Many modern CMMS tools include offline mode in their mobile apps, so technicians can log work in areas with no signal and sync when connectivity returns. Limble and eMaint both offer offline-capable mobile workflows. If your team works in basements, remote sites, or metal-heavy facilities, test offline reliability in a real dead zone before you buy.
Yes, preventive maintenance is a core function. Preventive maintenance software lets you schedule recurring work by calendar date, meter reading, or usage trigger, then generates the work order automatically and captures proof of completion. This shifts your team from reactive fixes to planned upkeep, which reduces unplanned downtime and extends asset life.
Push past the polished walkthrough and test your real workflow. Run a live work order from request through triage, assignment, and completion. Check the mobile app offline, test QR code scanning, and confirm reporting surfaces the metrics you actually report on. Ask about implementation timeline, data export, and how pricing scales as you add users and sites.
CMMS software supports compliance through audit trails that record who did what, when, and with what proof.
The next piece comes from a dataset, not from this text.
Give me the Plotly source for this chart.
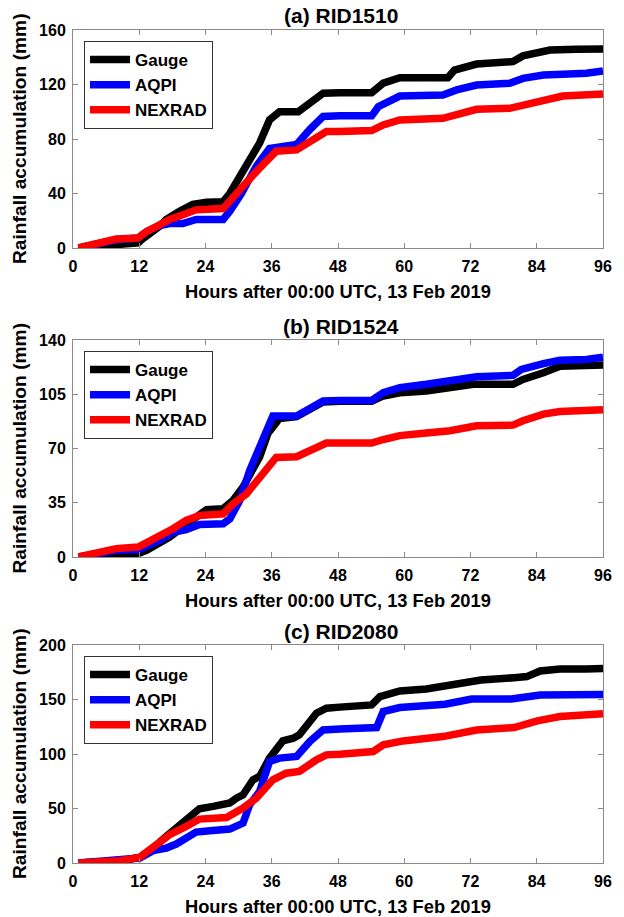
import plotly.graph_objects as go

# ---------------- data ----------------
# Panel (a) RID1510
a_gauge_h = [1, 3.6, 7.8, 11.8, 12.4, 15.7, 16.9, 19.3, 21.7, 24.2, 27.2, 28.4, 29.6, 32, 33.8, 35.6, 37.4, 40.8, 42.9, 45.3, 48.3, 54.1, 56.2, 59.2, 67.9, 69.1, 73.1, 79.7, 81.5, 84.5, 86.4, 91.2, 96]
a_gauge_v = [0, 0.5, 2.5, 3.7, 6, 16, 21, 27, 32, 33.5, 34, 40, 48, 65, 77, 94, 100, 100, 106, 113.6, 114, 114, 121, 125, 125, 130.6, 135, 136.8, 141, 144, 145.3, 145.8, 146]
a_aqpi_h = [1, 3.6, 7.8, 11.8, 13.3, 15.7, 17.5, 19.9, 22.3, 27.2, 28.4, 30.5, 33.2, 35.6, 40.5, 42.9, 45.3, 48.3, 54.1, 55.3, 57.4, 59.2, 67, 69.5, 73.1, 79.1, 81.5, 85.2, 88.7, 93, 96]
a_aqpi_v = [0, 2.4, 6, 7.3, 12, 16.4, 18, 18, 21, 21, 27, 40, 60, 73, 76, 87, 96.5, 97, 97, 103.7, 108.6, 111.5, 112.3, 116, 119.6, 120.9, 124.5, 127, 127.6, 128.2, 130]
a_nex_h = [1, 3.6, 7.8, 11.8, 13.3, 15.7, 17.5, 19.9, 22.3, 27.2, 29, 31.4, 33.8, 36.8, 40.5, 43.5, 45.9, 48.3, 51.3, 54.1, 56.2, 59.2, 67, 69.5, 73.1, 79.1, 81.5, 85.8, 88.7, 96]
a_nex_v = [0, 2.4, 6.6, 7.3, 12, 17, 21, 24.4, 28, 29, 38, 48, 58.6, 71, 72, 79, 85.5, 85.5, 85.5, 86.2, 90.3, 94, 95.2, 97.6, 101.8, 102.5, 105, 109.9, 111.5, 113]

# Panel (b) RID1524
b_gauge_h = [1, 3.6, 7.8, 11.8, 13.3, 15.7, 17.5, 19.9, 22.3, 24.2, 27.2, 29, 30.8, 32.6, 33.8, 35.3, 37.4, 40.5, 42.9, 45.3, 48.3, 54.1, 56.2, 59.2, 64, 68.3, 72.5, 79.7, 81.5, 85.2, 88.2, 96]
b_gauge_v = [0, 0, 1.7, 2.2, 4.3, 8.6, 12.9, 19.4, 25.8, 30.6, 31.2, 36.6, 45.2, 56, 64.6, 79.7, 89.4, 90.5, 95.8, 100, 100.5, 100.5, 103.9, 106, 107.1, 109.3, 111.4, 111.4, 114.6, 118.9, 123.1, 123.8]
b_aqpi_h = [1, 3.6, 7.8, 11.8, 13.3, 15.7, 18.1, 20.5, 22.9, 27.2, 28.4, 30.2, 32, 33.2, 35.3, 36.2, 40.5, 42.9, 45.3, 48.3, 54.1, 56.2, 59.2, 64, 68.3, 73.1, 79.7, 81.2, 85.2, 88.2, 93, 96]
b_aqpi_v = [0, 1.7, 4.3, 4.7, 6.9, 10.7, 16, 17.6, 21, 21.4, 24.6, 36.4, 55.7, 66.4, 83.5, 91, 91, 95.7, 100.6, 101, 101, 106, 109.3, 111.4, 113.5, 116.3, 117.2, 121, 124.8, 127, 127.4, 128.9]
b_nex_h = [1, 3.6, 7.8, 11.8, 13.3, 15.7, 18.1, 20.5, 22.9, 27.2, 29, 31.4, 33.8, 36.8, 40.5, 43.5, 45.9, 48.3, 54.1, 56.2, 59.2, 64, 68.3, 73.1, 79.7, 81.5, 85.2, 88.2, 96]
b_nex_v = [0, 1.7, 5.4, 6.4, 9, 12.8, 18.2, 23.6, 26.8, 27.8, 34.3, 40.7, 51.4, 64.2, 64.7, 69.6, 73.5, 73.5, 73.5, 75.8, 78.3, 80, 81.5, 84.7, 85.1, 87.9, 92.2, 93.9, 95]

# Panel (c) RID2080
c_gauge_h = [1, 5.4, 8.5, 12.1, 14.5, 16.9, 18.7, 20.5, 22.9, 25.4, 28.4, 29.6, 30.8, 32.6, 33.8, 35.6, 38, 39.9, 41, 44.1, 45.9, 48.3, 54.1, 55.6, 59.2, 64, 68.7, 71.6, 73.9, 79.9, 82.2, 84.6, 88.2, 93, 96]
c_gauge_v = [0, 0.6, 2.1, 5.2, 13.7, 24.4, 32, 38, 49.8, 52, 55, 59.5, 62.6, 76.3, 79.4, 96.2, 112, 114.5, 117.6, 137.4, 142, 143, 145, 152.7, 157.9, 159.7, 163.4, 164.9, 167.9, 170, 171, 176.2, 178, 178, 178.5]
c_aqpi_h = [1, 5.4, 8.5, 12.1, 14.5, 16.9, 18.7, 22.3, 24.8, 28.4, 30.8, 32, 33.8, 35.6, 37.4, 40.5, 42.9, 45.3, 48.3, 55, 56.2, 59.2, 67.4, 72.2, 79.4, 84.6, 96]
c_aqpi_v = [0, 1.5, 3, 4.6, 11.3, 13.7, 17.4, 28.4, 29.6, 31.1, 36.6, 53.4, 65.6, 93.1, 96.2, 97.7, 111.5, 122.1, 123, 124.3, 139, 142.6, 145.6, 150.5, 150.5, 154.2, 154.5]
c_nex_h = [1, 5.4, 8.5, 12.1, 14.5, 17.5, 20.5, 22.9, 27.8, 30.8, 33.2, 36.2, 38.6, 41, 44.1, 45.9, 48.3, 51.3, 54.4, 56.2, 59.8, 67, 73.1, 79.9, 84.1, 88.2, 96]
c_nex_v = [0, 0.6, 2.1, 5.2, 13.7, 26, 33.6, 40.3, 41.8, 50.4, 59.5, 76.3, 82.4, 84, 94.7, 99.2, 99.8, 100.8, 102.3, 108.4, 112, 116, 122, 124.3, 130.4, 134.4, 137]

series_names = ["Gauge", "AQPI", "NEXRAD"]
panel_titles = ["(a) RID1510", "(b) RID1524", "(c) RID2080"]
x_ticks = [0, 12, 24, 36, 48, 60, 72, 84, 96]
y_ticks_a = [0, 40, 80, 120, 160]
y_ticks_b = [0, 35, 70, 105, 140]
y_ticks_c = [0, 50, 100, 150, 200]
x_title = "Hours after 00:00 UTC, 13 Feb 2019"
y_title = "Rainfall accumulation (mm)"

# ---------------- layout ----------------
W, H = 624, 917
FONT = "Liberation Sans, Arial, Helvetica, sans-serif"
colors = ["#000000", "#0000ff", "#ff0000"]
LW = 7.5
AXC = "#8a8a8a"

# pixel boxes of each plot area: (top, bottom)
boxes = [(30, 248), (340, 557), (645, 863)]
x_left, x_right = 73, 603

panels = [
    ([(a_gauge_h, a_gauge_v), (a_aqpi_h, a_aqpi_v), (a_nex_h, a_nex_v)], y_ticks_a),
    ([(b_gauge_h, b_gauge_v), (b_aqpi_h, b_aqpi_v), (b_nex_h, b_nex_v)], y_ticks_b),
    ([(c_gauge_h, c_gauge_v), (c_aqpi_h, c_aqpi_v), (c_nex_h, c_nex_v)], y_ticks_c),
]

fig = go.Figure()
layout = dict(
    template="none",
    width=W, height=H,
    margin=dict(l=0, r=0, t=0, b=0, autoexpand=False),
    paper_bgcolor="white", plot_bgcolor="white",
    font=dict(family=FONT, color="black", size=16),
    annotations=[],
)

for i, (series, yt) in enumerate(panels):
    n = "" if i == 0 else str(i + 1)
    top, bot = boxes[i]
    legname = "legend" + n
    for (hx, vy), name, col in zip(series, series_names, colors):
        fig.add_trace(go.Scatter(
            x=hx, y=vy, mode="lines", name=name,
            line=dict(color=col, width=LW),
            xaxis="x" + n, yaxis="y" + n, legend=legname,
        ))
    layout["xaxis" + n] = dict(
        domain=[x_left / W, x_right / W], anchor="y" + n, automargin=False,
        range=[0, 96], tickvals=x_ticks, ticks="inside", ticklen=5,
        tickcolor=AXC, showline=True, linecolor=AXC, linewidth=1, mirror="ticks",
        showgrid=False, zeroline=False,
        tickfont=dict(family=FONT, size=16, weight="bold", color="black"),
        ticklabelstandoff=4,
    )
    layout["yaxis" + n] = dict(
        domain=[1 - bot / H, 1 - top / H], anchor="x" + n, automargin=False,
        range=[0, yt[-1]], tickvals=yt, ticks="inside", ticklen=5,
        tickcolor=AXC, showline=True, linecolor=AXC, linewidth=1, mirror="ticks",
        showgrid=False, zeroline=False,
        tickfont=dict(family=FONT, size=16, weight="bold", color="black"),
        ticklabelstandoff=3,
    )
    layout[legname] = dict(
        x=84 / W, y=1 - (top + 11) / H, xanchor="left", yanchor="top",
        bgcolor="white", bordercolor="#333333", borderwidth=1,
        font=dict(family=FONT, size=17, weight="bold", color="black"),
        tracegroupgap=0, itemwidth=40,
    )
    # panel title
    layout["annotations"].append(dict(
        text="<b>%s</b>" % panel_titles[i], x=(x_left + x_right) / 2 / W + 3 / W, y=1 - (top - 14) / H,
        xref="paper", yref="paper", xanchor="center", yanchor="middle",
        showarrow=False, font=dict(family=FONT, size=21, color="black"),
    ))
    # x title
    layout["annotations"].append(dict(
        text="<b>%s</b>" % x_title, x=(x_left + x_right) / 2 / W, y=1 - (bot + 43) / H,
        xref="paper", yref="paper", xanchor="center", yanchor="middle",
        showarrow=False, font=dict(family=FONT, size=18.3, color="black"),
    ))
    # y title
    layout["annotations"].append(dict(
        text="<b>%s</b>" % y_title, x=19 / W, y=1 - (top + bot) / 2 / H,
        xref="paper", yref="paper", xanchor="center", yanchor="middle", textangle=-90,
        showarrow=False, font=dict(family=FONT, size=19.2, color="black"),
    ))

fig.update_layout(**layout)
fig.write_html(
    "out.html",
    config={"displayModeBar": False},
    post_script="document.body.style.margin='0';document.body.style.overflow='hidden';",
)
Configurable workflows enforce required steps, and reporting produces the documentation inspectors ask for. Platforms like eMaint are built for regulated environments where traceability is non-negotiable. Confirm the system captures completion evidence and retains history for your required retention period.
Often yes, especially with free-tier options like Coast, MaintainX Basic, or Maintainly's free plan. Even a small team loses real time chasing work orders and missing PMs across spreadsheets. A CMMS pays back when it prevents one avoidable failure or one failed audit. Start on a free tier, prove the value with real work orders, then scale up as needs grow.